Lori Swanson (courtesy photo)

ST. PAUL -- Former students who borrowed money from a now-defunct for-profit college chain could get refunds thanks to a Minnesota Appeals Court ruling.

An appeals court panel ruled on Monday, June 3, that Globe University and the Minnesota School of Business made illegal loans that had interest rates significantly higher than the maximum of 8 percent allowed by law for unlicensed lenders.

The ruling is connected to a 2014 case brought against the schools by former Attorney General Lori Swanson. In 2016, a Hennepin County District Court judge found the schools had deceived students to convince them to enroll in a criminal justice program.

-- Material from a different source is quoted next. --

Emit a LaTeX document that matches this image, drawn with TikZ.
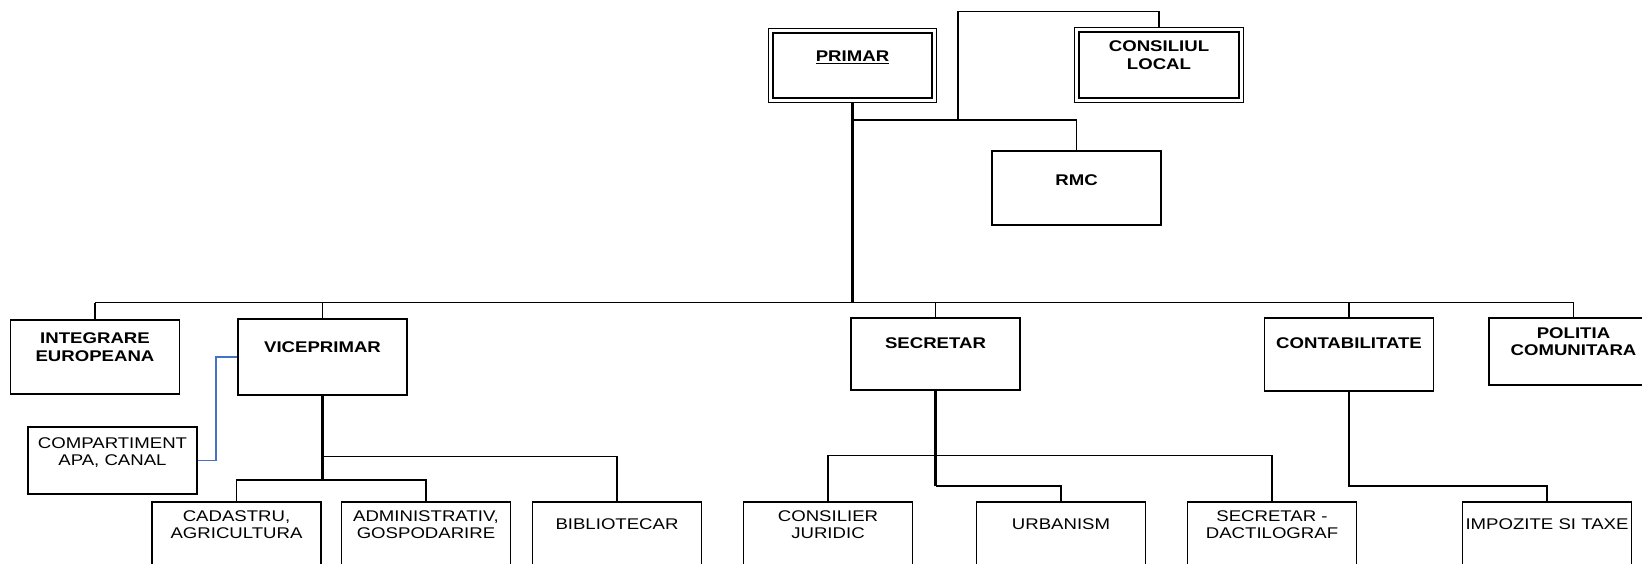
\documentclass[tikz,border=0pt]{standalone}
\usepackage{fontspec}
\setmainfont{Liberation Sans}[FakeStretch=1.2]
\usetikzlibrary{backgrounds}
\definecolor{linkblue}{RGB}{68,114,196}
\begin{document}
\begin{tikzpicture}[x=1pt,y=-1pt,
  bx/.style={draw, line width=1.5pt, inner sep=0pt, outer sep=0pt, minimum width=169pt, anchor=north west},
  dbx/.style={draw, line width=1.2pt, double, double distance=3.2pt, inner sep=0pt, outer sep=0pt, anchor=north west},
  tb/.style={font=\bfseries\fontsize{15.5}{17.5}\selectfont, align=center, inner sep=0pt},
  tr/.style={font=\fontsize{15.5}{17.5}\selectfont, align=center, inner sep=0pt},
  ln/.style={line width=1.7pt},
  trunk/.style={line width=2.3pt},
  blueln/.style={line width=1.6pt, draw=linkblue}]
\useasboundingbox (0,0) rectangle (1642,563);
\clip (0,0) rectangle (1642,563);
% boxes
\node[dbx, minimum width=163.4pt, minimum height=69.4pt] (prim) at (770.8,30.8) {};
\node[dbx, minimum width=164.4pt, minimum height=70.4pt] (cl) at (1076.8,29.8) {};
\node[bx, minimum height=74pt] (rmc) at (992,151) {};
\node[bx, minimum height=74pt] (integ) at (10.5,320) {};
\node[bx, minimum height=76pt] (vice) at (238,319) {};
\node[bx, minimum height=72pt] (sec) at (851,318) {};
\node[bx, minimum height=73pt] (cont) at (1264.5,318) {};
\node[bx, minimum height=67pt] (pol) at (1489,318) {};
\node[bx, minimum height=67pt] (comp) at (28,427) {};
\node[bx, minimum height=80pt] (cad) at (152,502) {};
\node[bx, minimum height=80pt] (adm) at (341.5,502) {};
\node[bx, minimum height=80pt] (bib) at (532.5,502) {};
\node[bx, minimum height=80pt] (cons) at (743.5,502) {};
\node[bx, minimum height=80pt] (urb) at (976.5,502) {};
\node[bx, minimum height=80pt] (sdac) at (1187.5,502) {};
\node[bx, minimum height=80pt] (imp) at (1462.5,502) {};
% texts
\node[tb] (tprim) at ([yshift=-26.2pt]prim.north) {\underline{PRIMAR}};
\node[tb] (tcl) at ([yshift=-25.2pt]cl.north) {CONSILIUL\\LOCAL};
\node[tb] (trmc) at ([yshift=-29pt]rmc.north) {RMC};
\node[tb] (tinteg) at ([yshift=-27pt]integ.north) {INTEGRARE\\EUROPEANA};
\node[tb] (tvice) at ([yshift=-28pt]vice.north) {VICEPRIMAR};
\node[tb] (tsec) at ([yshift=-25pt]sec.north) {SECRETAR};
\node[tb] (tcont) at ([yshift=-25.5pt]cont.north) {CONTABILITATE};
\node[tb] (tpol) at ([yshift=-23.5pt]pol.north) {POLITIA\\COMUNITARA};
\node[tr] (tcomp) at ([yshift=-25.5pt]comp.north) {COMPARTIMENT\\APA, CANAL};
\node[tr] (tcad) at ([yshift=-22.5pt]cad.north) {CADASTRU,\\AGRICULTURA};
\node[tr] (tadm) at ([yshift=-22.5pt]adm.north) {ADMINISTRATIV,\\GOSPODARIRE};
\node[tr] (tbib) at ([yshift=-22.5pt]bib.north) {BIBLIOTECAR};
\node[tr] (tcons) at ([yshift=-22.5pt]cons.north) {CONSILIER\\JURIDIC};
\node[tr] (turb) at ([yshift=-22.5pt]urb.north) {URBANISM};
\node[tr] (tsdac) at ([yshift=-22.5pt]sdac.north) {SECRETAR -\\DACTILOGRAF};
\node[tr] (timp) at ([yshift=-22.5pt]imp.north) {IMPOZITE SI TAXE};
% helper coordinates
\coordinate (jt) at (958,120);
\coordinate (ctop) at (1159,11.5);
\coordinate (busy) at (0,302.5);
\coordinate (vA) at (0,456.6);
\coordinate (vB) at (0,480);
\coordinate (sA) at (0,455.5);
\coordinate (sB) at (0,486);
\begin{scope}[on background layer]
\draw[trunk] (prim.south) -- (prim.south |- busy);
\draw[ln] (prim.south |- jt) -| (rmc.north);
\draw[ln] (jt) |- (ctop) -- (cl.north);
\draw[ln] (integ.north |- busy) -- (pol.north |- busy);
\draw[ln] (integ.north) -- (integ.north |- busy);
\draw[ln] (vice.north) -- (vice.north |- busy);
\draw[ln] (sec.north) -- (sec.north |- busy);
\draw[ln] (cont.north) -- (cont.north |- busy);
\draw[ln] (pol.north) -- (pol.north |- busy);
\draw[blueln] (comp.east) -- ++(19,0) |- (vice.west);
\draw[trunk] (vice.south) -- (vice.south |- vB);
\draw[ln] (vice.south |- vA) -| (bib.north);
\draw[ln] (cad.north) -- (cad.north |- vB) -| (adm.north);
\draw[trunk] (sec.south) -- (sec.south |- sB);
\draw[ln] (cons.north) -- (cons.north |- sA) -| (sdac.north);
\draw[ln] (sec.south |- sB) -| (urb.north);
\draw[ln] (cont.south) -- (cont.south |- sB) -| (imp.north);
\end{scope}
\end{tikzpicture}
\end{document}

“I am very proud of this result and the staff who brought this matter to justice,” Swanson, who is now leading a private law firm, wrote in an email. “After five years of litigation, it is good that these students will hopefully finally get their money paid under today’s court ruling.”

Attorneys for the schools did not respond to a request for comment. A call to the schools’ parent organization was not returned.

As many as 6,000 students took out loans worth a total of $7 million directly from the schools beginning in 2009. Individual loan amounts were between $3,000 and $7,500 with interest rates often between 12 and 18 percent.

The appeals court ruling noted the schools eventually reduced the interest rates in 2014 to the state maximum of 8 percent.

In court documents, the schools described the borrowing as “open-ended credit,” like a credit card or home equity loan, rather than a traditional loan. Lending in that manner made the loans legal, the schools argued, despite the fact they were not a licensed lender.

However, the court found any loans made to students with interest rates above 8 percent were “usurious,” or unlawful lending, and borrowers should be repaid all principal and interest. The appeals court sent the case back to the district court to determine the amounts to be repaid as well as attorneys’ fees.